Teenagers: The Rise of Youth Culture in New Zealand
From the 'masher', 'dude' and 'dudine' of the nineteenth century, to the 'flapper', 'bodgie' and 'widgie' of the twentieth, the history of New Zealand's young people evokes a colourful cast of characters. This cultural history project investigates the changing nature of New Zealanders' 'transition to adulthood' between 1800 and the mid-twentieth century.
It is often assumed that the moral panics of the 1950s ushered in the era of the 'teenager'. Born in the milk bars, this new breed went on to parade its nonconformity in front of a conservative society. In partial contrast to this received wisdom, this project seeks to put the 1950s moment in its wider social and historical context.
By exploring the intricacies of New Zealand's past alongside international work on the history of the teenager and the young adult, it aims to flesh out and explain the local situation in its global context.
- Themes include: migration, work, class, social groups, sexuality, ethnicity, consumer culture, urbanisation, religion, welfare, war, education, sport and leisure.
- How did youth cultures emerge, over time, out of the shifting character of New Zealand society?
- What was the influence of changing notions of adulthood, propriety, respectability, obedience and maturity?
- What were the gendered aspects of young people's lives; at which points did young men and women come together and move apart?

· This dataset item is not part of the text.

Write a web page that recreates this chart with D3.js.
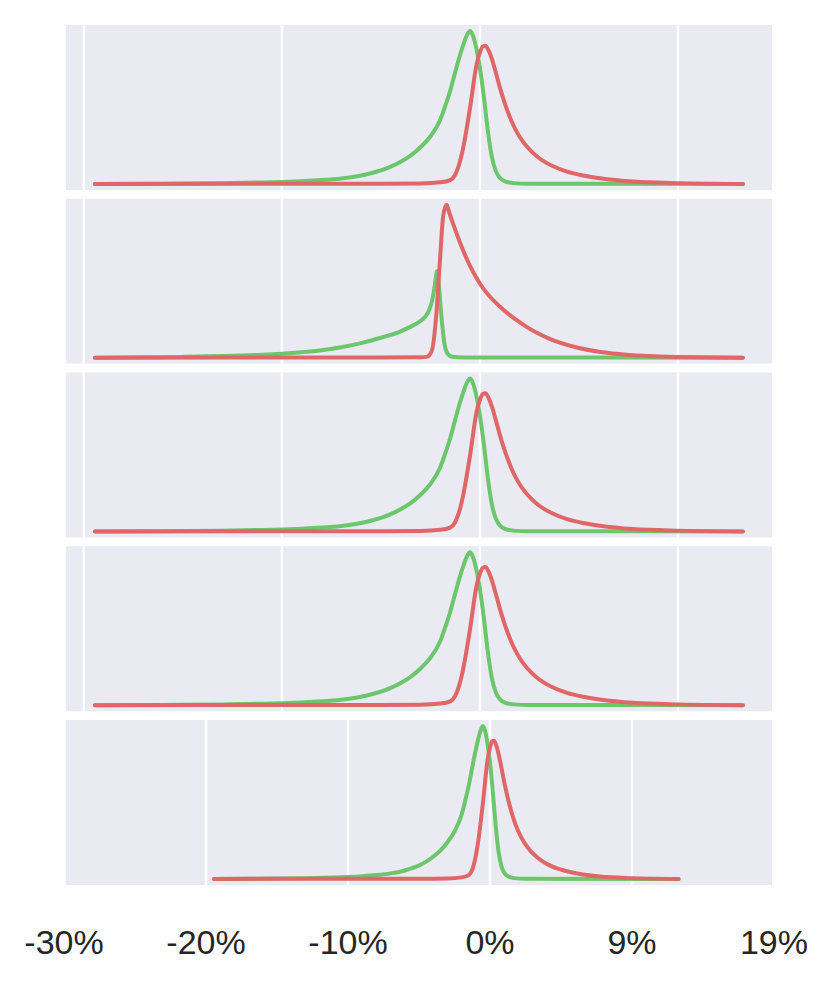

A range of sources will flesh out the history of young people in New Zealand's past: oral histories, the records of youth groups, diaries and letters, theses and dissertations, published work, pamphlets and ephemera, media reports, government inquiries, archival case files, and family histories. Although I am exploring a wide range of records, young people's own words and opinions are the project's focus. What did adolescents think about their own lives?
Teenagers: The Rise of Youth Culture in New Zealand will be published by Auckland University Press in July 2017. This 80,000 word volume features 230 b/w and colour illustrations.